_Rows from a dataset of charts and code_
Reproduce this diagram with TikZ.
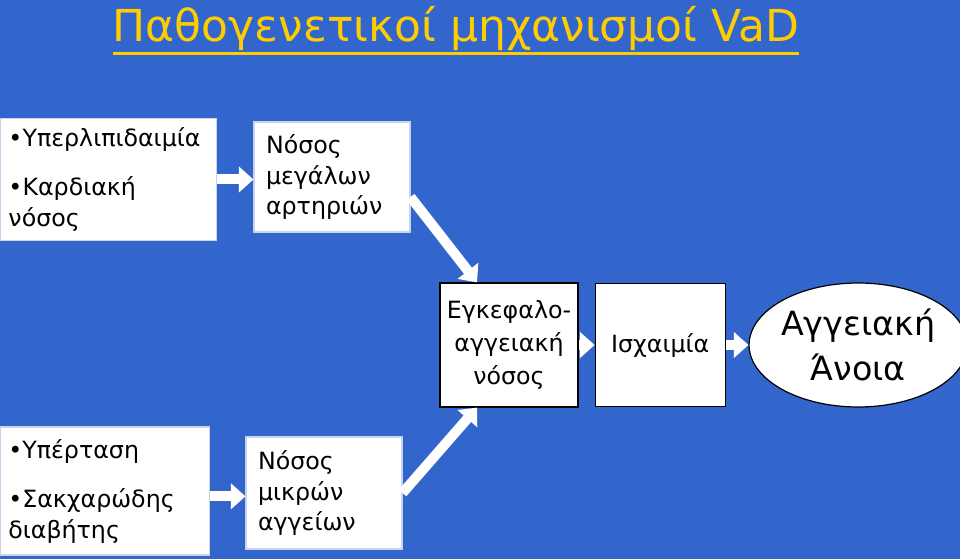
\documentclass[tikz,border=0pt]{standalone}
\usepackage{fontspec}
\setmainfont{DejaVu Sans}
\usepackage{xcolor}
\definecolor{slideblue}{RGB}{51, 102, 204}
\definecolor{titleyellow}{RGB}{255, 204, 0}
\definecolor{paleedge}{RGB}{200, 212, 235}
\usepackage{tikz}
\usetikzlibrary{positioning, arrows.meta, shapes.geometric}
\tikzset{
    titletext/.style={
        text=titleyellow,
        inner sep=0pt,
        font=\fontsize{33}{40}\selectfont
    },
    riskbox/.style={
        draw=paleedge,
        fill=white,
        line width=0.8pt,
        align=left,
        inner xsep=6pt,
        inner ysep=0pt,
        font=\fontsize{17.8}{23}\selectfont
    },
    vesselbox/.style={
        riskbox,
        inner xsep=9pt
    },
    stagebox/.style={
        draw=black,
        fill=white,
        line width=0.9pt,
        inner sep=0pt,
        align=center,
        font=\fontsize{17.8}{25}\selectfont
    },
    outcome/.style={
        ellipse,
        draw=black,
        fill=white,
        line width=0.9pt,
        inner sep=0pt,
        align=center,
        font=\fontsize{25}{34}\selectfont
    },
    flowarrow/.style={
        -{Triangle[length=11pt,width=19pt]},
        draw=white,
        line width=7.5pt
    }
}

\begin{document}
\begin{tikzpicture}[x=0.75pt, y=-0.75pt]

% ---------------------------------------------------------
% Background
% ---------------------------------------------------------
\fill[slideblue] (0,0) rectangle (960,559);
\useasboundingbox (0,0) rectangle (960,559);

% Title
\node[titletext, anchor=base] (title) at (456,42) {Παθογενετικοί μηχανισμοί VaD};
\draw[titleyellow, line width=2.5pt] ([yshift=-8.5pt]title.base west) -- ([yshift=-8.5pt]title.base east);

% ---------------------------------------------------------
% Nodes
% ---------------------------------------------------------

% Top row: risk factors and large artery disease
\node[riskbox, text width=150pt, minimum height=92pt] (hyperlip) at (108.5,179.5) {%
    •Υπερλιπιδαιμία\\[14pt]
    •Καρδιακή\\
    νόσος
};
\node[vesselbox, text width=99pt, minimum height=82.5pt] (bigart) at (332,177) {%
    Νόσος\\
    μεγάλων\\
    αρτηριών
};

% Middle row: stroke, ischaemia, dementia
\node[stagebox, minimum width=103.5pt, minimum height=93pt] (cerebro) at (509,345) {%
    Εγκεφαλο-\\
    αγγειακή\\
    νόσος
};
\node[stagebox, minimum width=97.5pt, minimum height=92pt, right=12pt of cerebro] (ischaemia) {Ισχαιμία};
\node[outcome, minimum width=155pt, minimum height=93pt, right=17pt of ischaemia] (dementia) {%
    Αγγειακή\\
    Άνοια
};

% Bottom row: risk factors and small vessel disease
\node[riskbox, text width=145pt, minimum height=96pt] (hypert) at (105,491) {%
    •Υπέρταση\\[14pt]
    •Σακχαρώδης\\
    διαβήτης
};
\node[vesselbox, text width=99pt, minimum height=84pt] (smallart) at (324,493) {%
    Νόσος\\
    μικρών\\
    αγγείων
};

% ---------------------------------------------------------
% Arrows
% ---------------------------------------------------------

% risk factors -> vessel disease
\draw[flowarrow] (hyperlip.east) -- (hyperlip.east -| bigart.west);
\draw[flowarrow] ([yshift=-4pt]hypert.east) -- ([yshift=-4pt]hypert.east -| smallart.west);

% vessel disease -> cerebrovascular disease
\draw[flowarrow] ([yshift=-15pt]bigart.east) -- ([xshift=-24pt]cerebro.north);
\draw[flowarrow] (smallart.east) -- ([xshift=-24pt]cerebro.south);

% chain to dementia
\draw[flowarrow] (cerebro.east) -- (ischaemia.west);
\draw[flowarrow] (ischaemia.east) -- (dementia.west);

\end{tikzpicture}
\end{document}
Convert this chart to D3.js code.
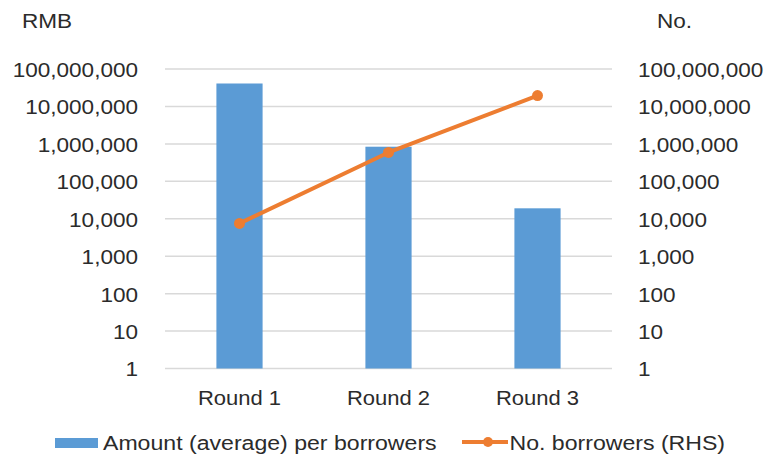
<!DOCTYPE html>
<html>
<head>
<meta charset="utf-8">
<script src="https://cdn.jsdelivr.net/npm/d3@7"></script>
<style>
  html, body { margin: 0; padding: 0; background: #fff; }
  svg { display: block; font-family: "Liberation Sans", Arial, sans-serif; }
</style>
</head>
<body>
<svg id="chart" width="768" height="457"></svg>
<script>
const categories = ["Round 1", "Round 2", "Round 3"];
const amountPerBorrower = [41000000, 840000, 19000];
const numBorrowers = [7500, 590000, 19500000];
const tickValues = [1, 10, 100, 1000, 10000, 100000, 1000000, 10000000, 100000000];
const leftTitle = "RMB";
const rightTitle = "No.";
const seriesNames = ["Amount (average) per borrowers", "No. borrowers (RHS)"];

const barColor = "#5B9BD5";
const lineColor = "#ED7D31";
const textColor = "#2b2b2b";
const gridColor = "#D9D9D9";
const SX = 1.1;

const svg = d3.select("#chart");
const plot = { left: 165, right: 612, top: 69, bottom: 368.5 };

const x = d3.scaleBand().domain(categories).range([plot.left, plot.right])
  .paddingInner(0.69).paddingOuter(0.345);
const yL = d3.scaleLog().domain([1, 1e8]).range([plot.bottom, plot.top]);
const yR = d3.scaleLog().domain([1, 1e8]).range([plot.bottom, plot.top]);
const fmt = d3.format(",");

// gridlines
svg.append("g").selectAll("line").data(tickValues).join("line")
  .attr("x1", plot.left).attr("x2", plot.right)
  .attr("y1", d => yL(d)).attr("y2", d => yL(d))
  .attr("stroke", gridColor).attr("stroke-width", 1.5);

// left axis
const gL = svg.append("g").attr("transform", `translate(${plot.left},0)`)
  .call(d3.axisLeft(yL).tickValues(tickValues).tickFormat(fmt).tickSize(0).tickPadding(0));
gL.select(".domain").remove();
gL.attr("font-family", null).attr("font-size", null);
gL.selectAll("text")
  .attr("x", -27 / SX).attr("dy", "0.36em")
  .attr("transform", `scale(${SX},1)`)
  .attr("fill", textColor).style("font-size", "20.5px");

// right axis
const gR = svg.append("g").attr("transform", `translate(${plot.right},0)`)
  .call(d3.axisRight(yR).tickValues(tickValues).tickFormat(fmt).tickSize(0).tickPadding(0));
gR.select(".domain").remove();
gR.attr("font-family", null).attr("font-size", null);
gR.selectAll("text")
  .attr("x", 26 / SX).attr("dy", "0.36em")
  .attr("transform", `scale(${SX},1)`)
  .attr("fill", textColor).style("font-size", "20.5px");

// bars
svg.append("g").selectAll("rect").data(amountPerBorrower).join("rect")
  .attr("x", (d, i) => x(categories[i]))
  .attr("width", x.bandwidth())
  .attr("y", d => yL(d))
  .attr("height", d => plot.bottom - yL(d))
  .attr("fill", barColor);

// line
const line = d3.line()
  .x((d, i) => x(categories[i]) + x.bandwidth() / 2)
  .y(d => yR(d));
svg.append("path").datum(numBorrowers)
  .attr("d", line).attr("fill", "none")
  .attr("stroke", lineColor).attr("stroke-width", 4)
  .attr("stroke-linejoin", "round").attr("stroke-linecap", "round");
svg.append("g").selectAll("circle").data(numBorrowers).join("circle")
  .attr("cx", (d, i) => x(categories[i]) + x.bandwidth() / 2)
  .attr("cy", d => yR(d)).attr("r", 5.5).attr("fill", lineColor);

// x axis labels
const gX = svg.append("g").attr("transform", `translate(0,${plot.bottom})`)
  .call(d3.axisBottom(x).tickSize(0).tickPadding(0));
gX.select(".domain").remove();
gX.attr("font-family", null).attr("font-size", null);
gX.selectAll("text").attr("y", 36.5).attr("dy", null)
  .attr("transform", `scale(${SX},1)`)
  .attr("fill", textColor).style("font-size", "20px");

// axis titles
svg.append("text").attr("x", 22 / SX).attr("y", 28).attr("transform", `scale(${SX},1)`)
  .attr("fill", textColor).style("font-size", "20.5px").text(leftTitle);
svg.append("text").attr("x", 657 / SX).attr("y", 28).attr("transform", `scale(${SX},1)`)
  .attr("fill", textColor).style("font-size", "20.5px").text(rightTitle);

// legend
const leg = svg.append("g");
leg.append("rect").attr("x", 55).attr("y", 438).attr("width", 43).attr("height", 10).attr("fill", barColor);
leg.append("text").attr("x", 103 / SX).attr("y", 450).attr("transform", `scale(${SX},1)`)
  .attr("fill", textColor).style("font-size", "21px").text(seriesNames[0]);
leg.append("line").attr("x1", 462).attr("x2", 508).attr("y1", 442).attr("y2", 442)
  .attr("stroke", lineColor).attr("stroke-width", 4);
leg.append("circle").attr("cx", 488).attr("cy", 442).attr("r", 5).attr("fill", lineColor);
leg.append("text").attr("x", 509.5 / SX).attr("y", 450).attr("transform", `scale(${SX},1)`)
  .attr("fill", textColor).style("font-size", "21px").text(seriesNames[1]);
</script>
</body>
</html>
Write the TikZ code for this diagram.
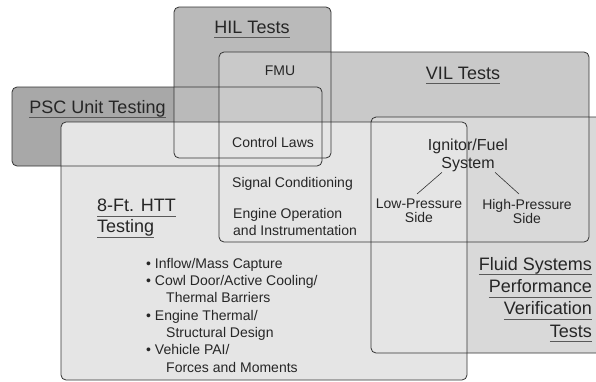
\documentclass[tikz,border=0pt]{standalone}
\usepackage{fontspec}
\setmainfont{Liberation Sans}

\definecolor{pscgray}{gray}{0.66}
\definecolor{hilgray}{gray}{0.73}
\definecolor{vilgray}{gray}{0.79}
\definecolor{fluidgray}{gray}{0.85}
\definecolor{httgray}{gray}{0.90}

\newcommand{\hdfont}{\fontsize{18}{22}\selectfont}
\newcommand{\smfont}{\fontsize{14}{17}\selectfont}
\newcommand{\ulword}[1]{\setbox0\hbox{#1}\rlap{\color{black!65}\rule[-5pt]{\wd0}{1pt}}\box0}

\begin{document}
\begin{tikzpicture}[x=1pt, y=-1pt,
  outline/.style={draw=black!80, line width=0.8pt, rounded corners=5pt},
  panel/.style={rounded corners=5pt},
  every node/.style={text=black!85}]
\useasboundingbox (0,0) rectangle (596,381);
\clip (0,0) rectangle (596,381);
\fill[white] (0,0) rectangle (596,381);

% fills, back to front
\fill[panel, fill=pscgray] (12,87) rectangle (322,166);
\fill[panel, fill=hilgray] (174,7) rectangle (331,158);
\fill[panel, fill=vilgray] (219,52) rectangle (589,242);
\fill[panel, fill=fluidgray] (371,117) rectangle (620,353);
\fill[panel, fill=httgray] (61,122) rectangle (467,380);

% outlines on top
\draw[outline] (12,87) rectangle (322,166);
\draw[outline] (174,7) rectangle (331,158);
\draw[outline] (219,52) rectangle (589,242);
\draw[outline] (371,117) rectangle (620,353);
\draw[outline] (61,122) rectangle (467,380);

\node[anchor=base] (hil) at (252,33) {\hdfont\ulword{HIL Tests}};
\node[anchor=base] (vil) at (463,79) {\hdfont\ulword{VIL Tests}};
\node[anchor=base] (psc) at (97.5,113) {\hdfont\ulword{PSC Unit Testing}};
\node[anchor=north west, inner sep=0, align=left, font=\fontsize{18}{21}\selectfont] (htt) at (97,199) {\ulword{8-Ft. HTT}\\\ulword{Testing}};

\node[anchor=base] (fmu) at (280,75) {\smfont FMU};
\node[anchor=base west, inner sep=0] (ctl) at (232,147) {\smfont Control Laws};
\node[anchor=base west, inner sep=0] (sig) at (232,187) {\smfont Signal Conditioning};
\node[anchor=north west, inner sep=0, align=left, font=\fontsize{14}{17}\selectfont] (eng) at (233,208) {Engine Operation\\and Instrumentation};

\node[anchor=north, inner sep=0, align=center, font=\fontsize{16}{18}\selectfont] (ign) at (468,139) {Ignitor/Fuel\\System};
\node[anchor=north, inner sep=0, align=center, font=\fontsize{14}{14}\selectfont] (low) at (419,199) {Low-Pressure\\Side};
\node[anchor=north, inner sep=0, align=center, font=\fontsize{14}{14}\selectfont] (high) at (527,199) {High-Pressure\\Side};
\draw[black!80, line width=0.6pt] ([xshift=-26pt]ign.south) -- ([xshift=-2pt,yshift=5pt]low.north);
\draw[black!80, line width=0.6pt] ([xshift=27pt]ign.south) -- ([xshift=-8pt,yshift=5pt]high.north);

\node[anchor=north west, inner sep=0, align=left, font=\fontsize{14}{17.3}\selectfont] (list) at (146,258)
  {\textbullet\ Inflow/Mass Capture\\
   \textbullet\ Cowl Door/Active Cooling/\\
   \hspace*{20pt}Thermal Barriers\\
   \textbullet\ Engine Thermal/\\
   \hspace*{20pt}Structural Design\\
   \textbullet\ Vehicle PAI/\\
   \hspace*{20pt}Forces and Moments};

\node[anchor=north east, inner sep=0, align=right, font=\fontsize{18}{22.3}\selectfont] (fluid) at (592,257)
  {\ulword{Fluid Systems}\\\ulword{Performance}\\\ulword{Verification}\\\ulword{Tests}};
\end{tikzpicture}
\end{document}
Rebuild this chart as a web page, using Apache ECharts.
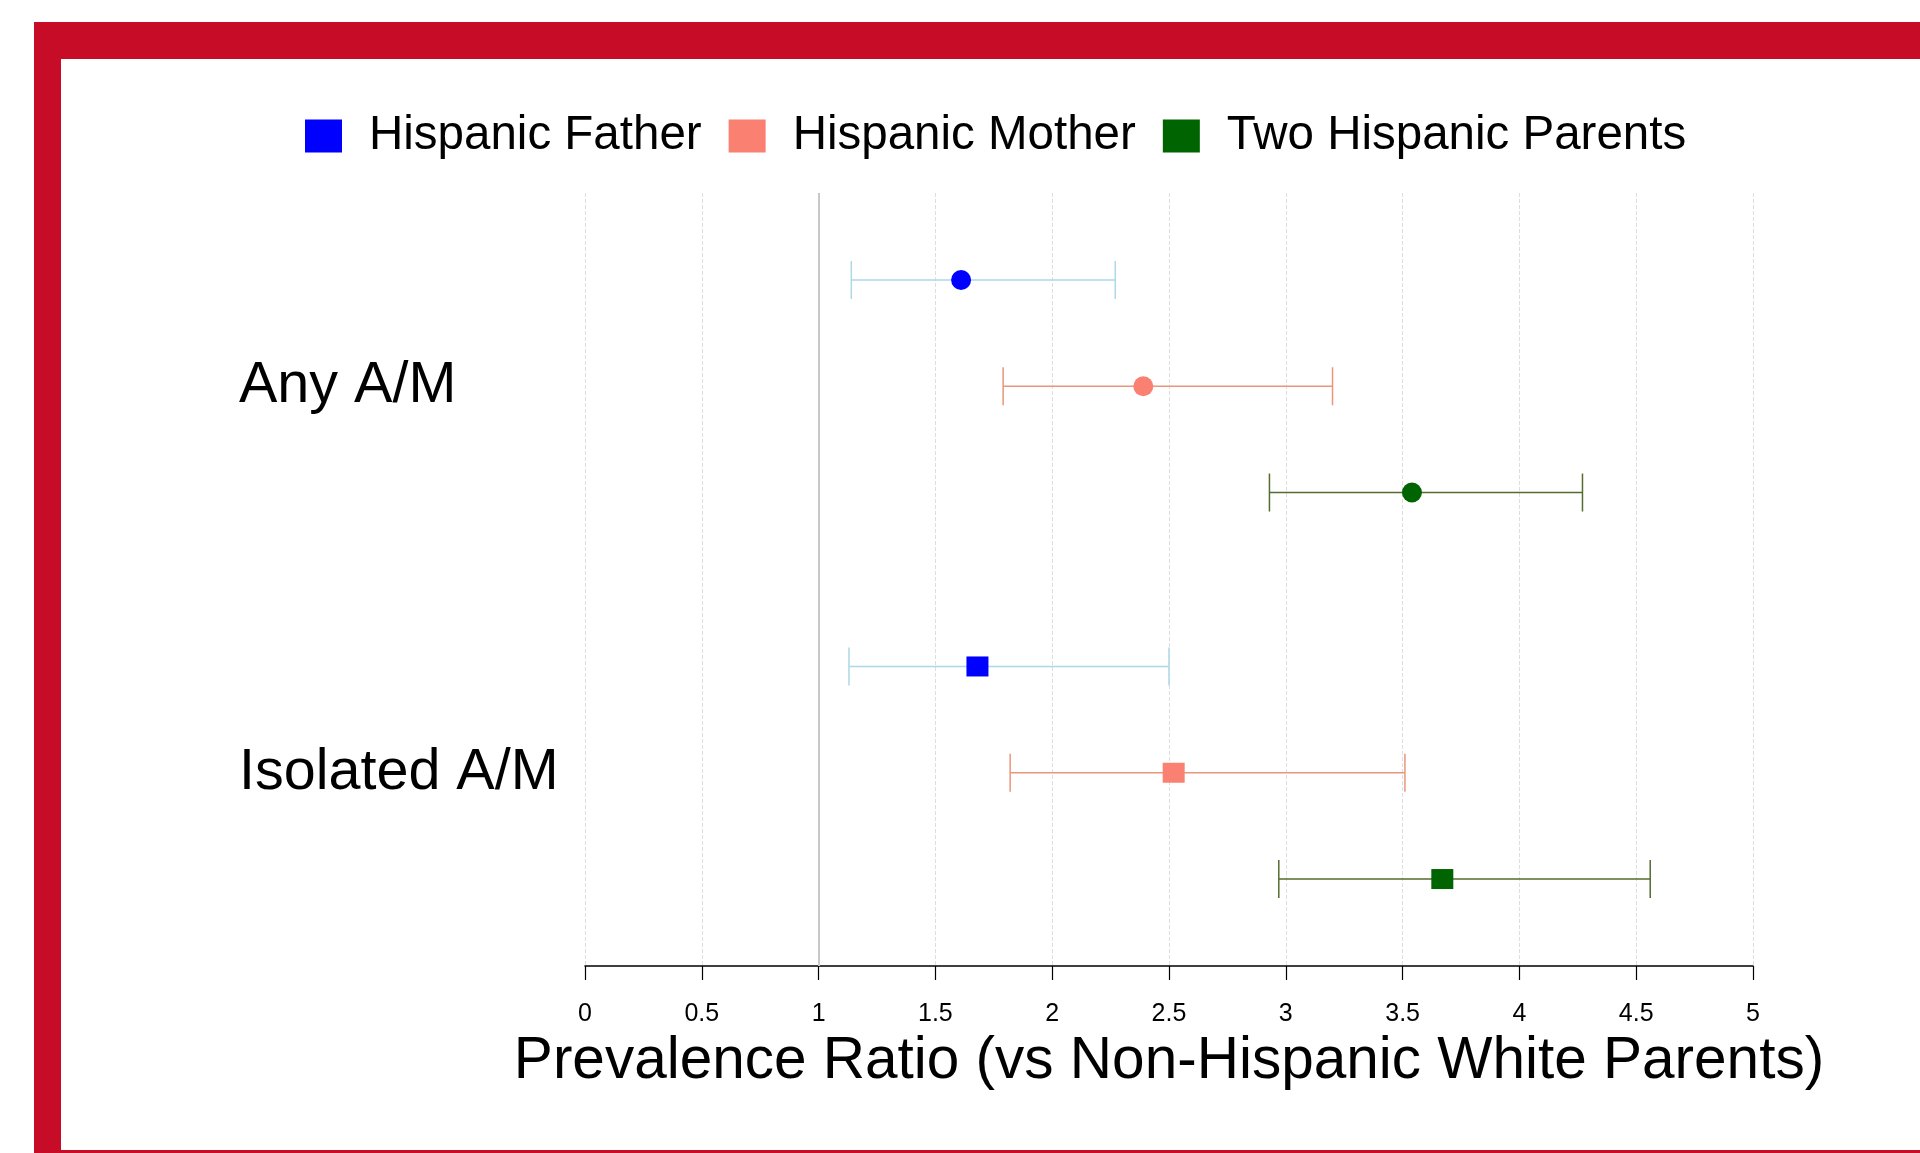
<!DOCTYPE html>
<html>
<head>
<meta charset="utf-8">
<title>Prevalence Ratio forest plot</title>
<script src="https://cdn.jsdelivr.net/npm/echarts@6/dist/echarts.min.js"></script>
<style>
  html, body { margin: 0; padding: 0; background: #fff; }
  #chart { width: 1920px; height: 1153px; }
</style>
</head>
<body>
<div id="chart"></div>
<script>
// outcome groups (rows on the y axis)
const groups = ['Any A/M', 'Isolated A/M']
const seriesNames = ['Hispanic Father', 'Hispanic Mother', 'Two Hispanic Parents']

// prevalence ratio + 95% CI, one entry per group
const fatherPR = [1.61, 1.68]
const fatherLow = [1.14, 1.13]
const fatherHigh = [2.27, 2.50]

const motherPR = [2.39, 2.52]
const motherLow = [1.79, 1.82]
const motherHigh = [3.20, 3.51]

const twoPR = [3.54, 3.67]
const twoLow = [2.93, 2.97]
const twoHigh = [4.27, 4.56]

const xMin = 0
const xMax = 5
const xStep = 0.5

const pointColors = ['#0000FF', '#FA8072', '#006400']
const barColors = ['#ADD8E6', '#E9967A', '#556B2F']
const font = "'Liberation Sans', Arial, sans-serif"
const frameRed = '#C60C26'

const buildData = (pr, low, high) =>
  groups.map((g, i) => [i, low[i], pr[i], high[i]])

const renderItem = (params, api) => {
  const cat = api.value(0)
  const band = api.size([0, 1])[1]
  const dy = (params.seriesIndex - 1) * band * 0.275
  const lo = api.coord([api.value(1), cat])
  const mid = api.coord([api.value(2), cat])
  const hi = api.coord([api.value(3), cat])
  const y = mid[1] + dy
  const cap = 19
  const lineStyle = { stroke: barColors[params.seriesIndex], lineWidth: 1.5 }
  const marker = cat === 0
    ? { type: 'circle', shape: { cx: mid[0], cy: y, r: 10 }, style: { fill: api.visual('color') } }
    : { type: 'rect', shape: { x: mid[0] - 11, y: y - 10, width: 22, height: 20 }, style: { fill: api.visual('color') } }
  return {
    type: 'group',
    children: [
      { type: 'line', shape: { x1: lo[0], y1: y, x2: hi[0], y2: y }, style: lineStyle },
      { type: 'line', shape: { x1: lo[0], y1: y - cap, x2: lo[0], y2: y + cap }, style: lineStyle },
      { type: 'line', shape: { x1: hi[0], y1: y - cap, x2: hi[0], y2: y + cap }, style: lineStyle },
      marker
    ]
  }
}

const seriesData = [
  buildData(fatherPR, fatherLow, fatherHigh),
  buildData(motherPR, motherLow, motherHigh),
  buildData(twoPR, twoLow, twoHigh)
]

const chart = echarts.init(document.getElementById('chart'))

chart.setOption({
  animation: false,
  backgroundColor: '#fff',
  textStyle: { fontFamily: font },
  graphic: [
    { type: 'rect', shape: { x: 34, y: 22, width: 1886, height: 37 }, style: { fill: frameRed } },
    { type: 'rect', shape: { x: 34, y: 22, width: 27, height: 1131 }, style: { fill: frameRed } },
    { type: 'rect', shape: { x: 34, y: 1150, width: 1886, height: 3 }, style: { fill: frameRed } }
  ],
  legend: {
    data: seriesNames,
    left: 300,
    top: 107,
    icon: 'rect',
    itemWidth: 37,
    itemHeight: 33,
    itemGap: 27,
    textStyle: {
      fontSize: 47.5,
      color: '#000',
      fontFamily: font,
      padding: [0, 0, 0, 22]
    }
  },
  grid: {
    left: 585,
    right: 167,
    top: 193,
    bottom: 187
  },
  xAxis: {
    type: 'value',
    min: xMin,
    max: xMax,
    interval: xStep,
    name: 'Prevalence Ratio (vs Non-Hispanic White Parents)',
    nameLocation: 'middle',
    nameGap: 51,
    nameTextStyle: { fontSize: 58.5, color: '#000', fontFamily: font },
    axisLine: { show: true, lineStyle: { color: '#000', width: 1.5 } },
    axisTick: { show: true, length: 14, lineStyle: { color: '#000', width: 1.2 } },
    axisLabel: { fontSize: 25, color: '#000', margin: 36, fontFamily: font },
    splitLine: { show: true, lineStyle: { color: '#dedede', type: 'dashed', width: 1 } }
  },
  yAxis: {
    type: 'category',
    data: groups,
    inverse: true,
    axisLine: { show: false },
    axisTick: { show: false },
    splitLine: { show: false },
    axisLabel: {
      fontSize: 57.5,
      color: '#000',
      align: 'left',
      verticalAlign: 'middle',
      margin: 346,
      padding: [20, 0, 0, 0],
      fontFamily: font
    }
  },
  series: [
    ...seriesNames.map((name, i) => ({
      name: name,
      type: 'custom',
      renderItem: renderItem,
      itemStyle: { color: pointColors[i] },
      encode: { x: [1, 2, 3], y: 0 },
      data: seriesData[i],
      z: 5
    })),
    {
      name: 'ref',
      type: 'line',
      data: [],
      markLine: {
        silent: true,
        symbol: 'none',
        label: { show: false },
        lineStyle: { color: '#c8c8c8', type: 'solid', width: 2 },
        data: [{ xAxis: 1 }]
      },
      z: 3
    }
  ]
})

window.addEventListener('resize', () => chart.resize())
</script>
</body>
</html>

_Written instruction_
Your task is to transcribe exactly the lines starting at the line that contains "Rebuild this chart" and ending at the line that contains "const twoHigh = [4.27, 4.56]", both included. Leave out the pictures.

_Exercise response_
Rebuild this chart as a web page, using Apache ECharts.
<!DOCTYPE html>
<html>
<head>
<meta charset="utf-8">
<title>Prevalence Ratio forest plot</title>
<script src="https://cdn.jsdelivr.net/npm/echarts@6/dist/echarts.min.js"></script>
<style>
  html, body { margin: 0; padding: 0; background: #fff; }
  #chart { width: 1920px; height: 1153px; }
</style>
</head>
<body>
<div id="chart"></div>
<script>
// outcome groups (rows on the y axis)
const groups = ['Any A/M', 'Isolated A/M']
const seriesNames = ['Hispanic Father', 'Hispanic Mother', 'Two Hispanic Parents']

// prevalence ratio + 95% CI, one entry per group
const fatherPR = [1.61, 1.68]
const fatherLow = [1.14, 1.13]
const fatherHigh = [2.27, 2.50]

const motherPR = [2.39, 2.52]
const motherLow = [1.79, 1.82]
const motherHigh = [3.20, 3.51]

const twoPR = [3.54, 3.67]
const twoLow = [2.93, 2.97]
const twoHigh = [4.27, 4.56]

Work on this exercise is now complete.